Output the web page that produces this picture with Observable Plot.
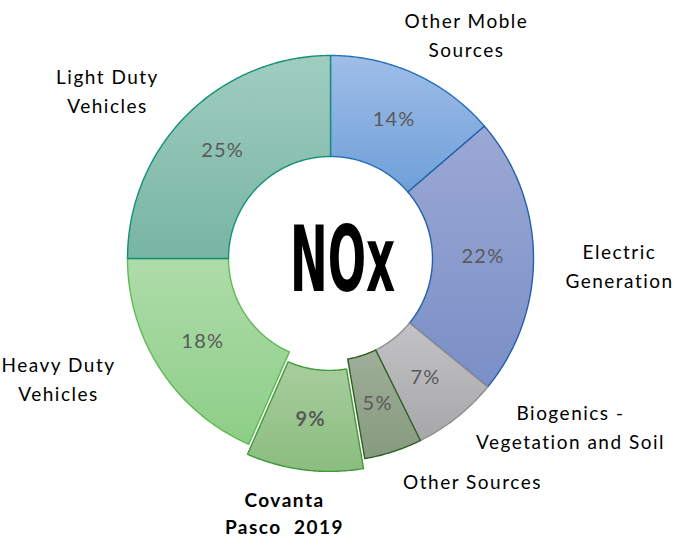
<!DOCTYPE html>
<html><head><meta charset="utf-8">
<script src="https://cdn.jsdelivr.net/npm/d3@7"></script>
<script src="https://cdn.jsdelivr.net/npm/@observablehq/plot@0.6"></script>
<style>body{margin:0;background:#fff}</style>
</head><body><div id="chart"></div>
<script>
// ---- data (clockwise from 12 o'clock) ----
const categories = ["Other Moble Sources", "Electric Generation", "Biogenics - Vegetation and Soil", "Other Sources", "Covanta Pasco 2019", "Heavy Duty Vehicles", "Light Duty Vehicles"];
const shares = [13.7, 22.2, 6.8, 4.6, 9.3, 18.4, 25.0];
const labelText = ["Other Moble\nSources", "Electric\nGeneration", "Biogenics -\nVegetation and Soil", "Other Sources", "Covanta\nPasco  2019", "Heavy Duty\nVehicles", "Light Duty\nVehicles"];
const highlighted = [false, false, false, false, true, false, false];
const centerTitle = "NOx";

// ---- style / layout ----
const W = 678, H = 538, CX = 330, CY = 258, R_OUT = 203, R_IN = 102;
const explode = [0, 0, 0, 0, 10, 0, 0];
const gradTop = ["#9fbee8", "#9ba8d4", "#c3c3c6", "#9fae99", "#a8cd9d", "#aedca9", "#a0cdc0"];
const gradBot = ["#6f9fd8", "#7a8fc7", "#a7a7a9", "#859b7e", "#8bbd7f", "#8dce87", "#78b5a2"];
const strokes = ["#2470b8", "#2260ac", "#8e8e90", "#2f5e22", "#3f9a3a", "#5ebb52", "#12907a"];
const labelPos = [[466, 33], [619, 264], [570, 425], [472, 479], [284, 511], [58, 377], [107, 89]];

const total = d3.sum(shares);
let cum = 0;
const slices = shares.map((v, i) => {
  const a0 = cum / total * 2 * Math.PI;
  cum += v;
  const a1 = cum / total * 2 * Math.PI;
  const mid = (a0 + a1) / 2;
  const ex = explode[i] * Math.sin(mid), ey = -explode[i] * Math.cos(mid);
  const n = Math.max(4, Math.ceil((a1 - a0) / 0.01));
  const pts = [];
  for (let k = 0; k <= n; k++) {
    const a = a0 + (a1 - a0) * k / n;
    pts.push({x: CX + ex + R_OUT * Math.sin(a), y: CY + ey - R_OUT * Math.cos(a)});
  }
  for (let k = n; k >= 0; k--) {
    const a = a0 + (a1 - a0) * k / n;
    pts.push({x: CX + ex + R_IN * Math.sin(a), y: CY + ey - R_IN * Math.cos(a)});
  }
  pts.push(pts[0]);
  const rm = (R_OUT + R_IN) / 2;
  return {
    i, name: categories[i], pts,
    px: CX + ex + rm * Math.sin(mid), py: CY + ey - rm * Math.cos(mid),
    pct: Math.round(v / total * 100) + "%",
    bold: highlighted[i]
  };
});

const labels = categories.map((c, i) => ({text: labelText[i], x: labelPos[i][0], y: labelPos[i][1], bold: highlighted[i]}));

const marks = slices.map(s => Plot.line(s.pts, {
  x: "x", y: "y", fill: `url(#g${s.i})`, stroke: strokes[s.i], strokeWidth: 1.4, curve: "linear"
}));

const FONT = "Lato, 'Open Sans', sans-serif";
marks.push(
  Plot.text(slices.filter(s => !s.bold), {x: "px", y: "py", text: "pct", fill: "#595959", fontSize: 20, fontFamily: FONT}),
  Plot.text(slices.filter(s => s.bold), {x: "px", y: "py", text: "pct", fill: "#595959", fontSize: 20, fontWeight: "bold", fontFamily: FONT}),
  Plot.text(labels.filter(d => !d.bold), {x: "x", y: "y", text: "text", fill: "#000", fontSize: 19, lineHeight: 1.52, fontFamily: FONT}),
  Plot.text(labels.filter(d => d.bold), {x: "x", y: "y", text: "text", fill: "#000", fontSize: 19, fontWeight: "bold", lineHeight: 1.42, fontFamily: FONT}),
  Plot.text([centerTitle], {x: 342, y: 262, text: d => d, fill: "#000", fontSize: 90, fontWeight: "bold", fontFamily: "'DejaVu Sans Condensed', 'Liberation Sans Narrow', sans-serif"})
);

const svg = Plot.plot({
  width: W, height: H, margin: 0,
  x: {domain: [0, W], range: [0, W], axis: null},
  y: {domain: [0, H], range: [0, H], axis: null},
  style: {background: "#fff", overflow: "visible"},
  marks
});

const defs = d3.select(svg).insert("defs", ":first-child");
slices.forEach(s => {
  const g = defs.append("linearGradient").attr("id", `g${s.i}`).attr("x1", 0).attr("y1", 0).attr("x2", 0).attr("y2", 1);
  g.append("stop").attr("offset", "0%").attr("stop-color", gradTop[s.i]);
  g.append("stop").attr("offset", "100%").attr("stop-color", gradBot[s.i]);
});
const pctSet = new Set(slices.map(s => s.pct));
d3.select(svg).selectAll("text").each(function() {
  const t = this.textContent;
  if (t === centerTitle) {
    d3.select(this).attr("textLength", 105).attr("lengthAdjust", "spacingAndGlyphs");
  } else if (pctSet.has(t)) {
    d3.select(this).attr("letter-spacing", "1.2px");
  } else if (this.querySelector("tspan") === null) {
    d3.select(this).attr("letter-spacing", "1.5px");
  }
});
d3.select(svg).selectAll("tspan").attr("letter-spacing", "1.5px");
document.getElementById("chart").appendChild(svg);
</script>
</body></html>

Work to do -
Reproduce the full listing faithfully, but do not carry over any pictures.

Finished exercise -
Output the web page that produces this picture with Observable Plot.
<!DOCTYPE html>
<html><head><meta charset="utf-8">
<script src="https://cdn.jsdelivr.net/npm/d3@7"></script>
<script src="https://cdn.jsdelivr.net/npm/@observablehq/plot@0.6"></script>
<style>body{margin:0;background:#fff}</style>
</head><body><div id="chart"></div>
<script>
// ---- data (clockwise from 12 o'clock) ----
const categories = ["Other Moble Sources", "Electric Generation", "Biogenics - Vegetation and Soil", "Other Sources", "Covanta Pasco 2019", "Heavy Duty Vehicles", "Light Duty Vehicles"];
const shares = [13.7, 22.2, 6.8, 4.6, 9.3, 18.4, 25.0];
const labelText = ["Other Moble\nSources", "Electric\nGeneration", "Biogenics -\nVegetation and Soil", "Other Sources", "Covanta\nPasco  2019", "Heavy Duty\nVehicles", "Light Duty\nVehicles"];
const highlighted = [false, false, false, false, true, false, false];
const centerTitle = "NOx";

// ---- style / layout ----
const W = 678, H = 538, CX = 330, CY = 258, R_OUT = 203, R_IN = 102;
const explode = [0, 0, 0, 0, 10, 0, 0];
const gradTop = ["#9fbee8", "#9ba8d4", "#c3c3c6", "#9fae99", "#a8cd9d", "#aedca9", "#a0cdc0"];
const gradBot = ["#6f9fd8", "#7a8fc7", "#a7a7a9", "#859b7e", "#8bbd7f", "#8dce87", "#78b5a2"];
const strokes = ["#2470b8", "#2260ac", "#8e8e90", "#2f5e22", "#3f9a3a", "#5ebb52", "#12907a"];
const labelPos = [[466, 33], [619, 264], [570, 425], [472, 479], [284, 511], [58, 377], [107, 89]];

const total = d3.sum(shares);
let cum = 0;
const slices = shares.map((v, i) => {
  const a0 = cum / total * 2 * Math.PI;
  cum += v;
  const a1 = cum / total * 2 * Math.PI;
  const mid = (a0 + a1) / 2;
  const ex = explode[i] * Math.sin(mid), ey = -explode[i] * Math.cos(mid);
  const n = Math.max(4, Math.ceil((a1 - a0) / 0.01));
  const pts = [];
  for (let k = 0; k <= n; k++) {
    const a = a0 + (a1 - a0) * k / n;
    pts.push({x: CX + ex + R_OUT * Math.sin(a), y: CY + ey - R_OUT * Math.cos(a)});
  }
  for (let k = n; k >= 0; k--) {
    const a = a0 + (a1 - a0) * k / n;
    pts.push({x: CX + ex + R_IN * Math.sin(a), y: CY + ey - R_IN * Math.cos(a)});
  }
  pts.push(pts[0]);
  const rm = (R_OUT + R_IN) / 2;
  return {
    i, name: categories[i], pts,
    px: CX + ex + rm * Math.sin(mid), py: CY + ey - rm * Math.cos(mid),
    pct: Math.round(v / total * 100) + "%",
    bold: highlighted[i]
  };
});

const labels = categories.map((c, i) => ({text: labelText[i], x: labelPos[i][0], y: labelPos[i][1], bold: highlighted[i]}));

const marks = slices.map(s => Plot.line(s.pts, {
  x: "x", y: "y", fill: `url(#g${s.i})`, stroke: strokes[s.i], strokeWidth: 1.4, curve: "linear"
}));

const FONT = "Lato, 'Open Sans', sans-serif";
marks.push(
  Plot.text(slices.filter(s => !s.bold), {x: "px", y: "py", text: "pct", fill: "#595959", fontSize: 20, fontFamily: FONT}),
  Plot.text(slices.filter(s => s.bold), {x: "px", y: "py", text: "pct", fill: "#595959", fontSize: 20, fontWeight: "bold", fontFamily: FONT}),
  Plot.text(labels.filter(d => !d.bold), {x: "x", y: "y", text: "text", fill: "#000", fontSize: 19, lineHeight: 1.52, fontFamily: FONT}),
  Plot.text(labels.filter(d => d.bold), {x: "x", y: "y", text: "text", fill: "#000", fontSize: 19, fontWeight: "bold", lineHeight: 1.42, fontFamily: FONT}),
  Plot.text([centerTitle], {x: 342, y: 262, text: d => d, fill: "#000", fontSize: 90, fontWeight: "bold", fontFamily: "'DejaVu Sans Condensed', 'Liberation Sans Narrow', sans-serif"})
);

const svg = Plot.plot({
  width: W, height: H, margin: 0,
  x: {domain: [0, W], range: [0, W], axis: null},
  y: {domain: [0, H], range: [0, H], axis: null},
  style: {background: "#fff", overflow: "visible"},
  marks
});

const defs = d3.select(svg).insert("defs", ":first-child");
slices.forEach(s => {
  const g = defs.append("linearGradient").attr("id", `g${s.i}`).attr("x1", 0).attr("y1", 0).attr("x2", 0).attr("y2", 1);
  g.append("stop").attr("offset", "0%").attr("stop-color", gradTop[s.i]);
  g.append("stop").attr("offset", "100%").attr("stop-color", gradBot[s.i]);
});
const pctSet = new Set(slices.map(s => s.pct));
d3.select(svg).selectAll("text").each(function() {
  const t = this.textContent;
  if (t === centerTitle) {
    d3.select(this).attr("textLength", 105).attr("lengthAdjust", "spacingAndGlyphs");
  } else if (pctSet.has(t)) {
    d3.select(this).attr("letter-spacing", "1.2px");
  } else if (this.querySelector("tspan") === null) {
    d3.select(this).attr("letter-spacing", "1.5px");
  }
});
d3.select(svg).selectAll("tspan").attr("letter-spacing", "1.5px");
document.getElementById("chart").appendChild(svg);
</script>
</body></html>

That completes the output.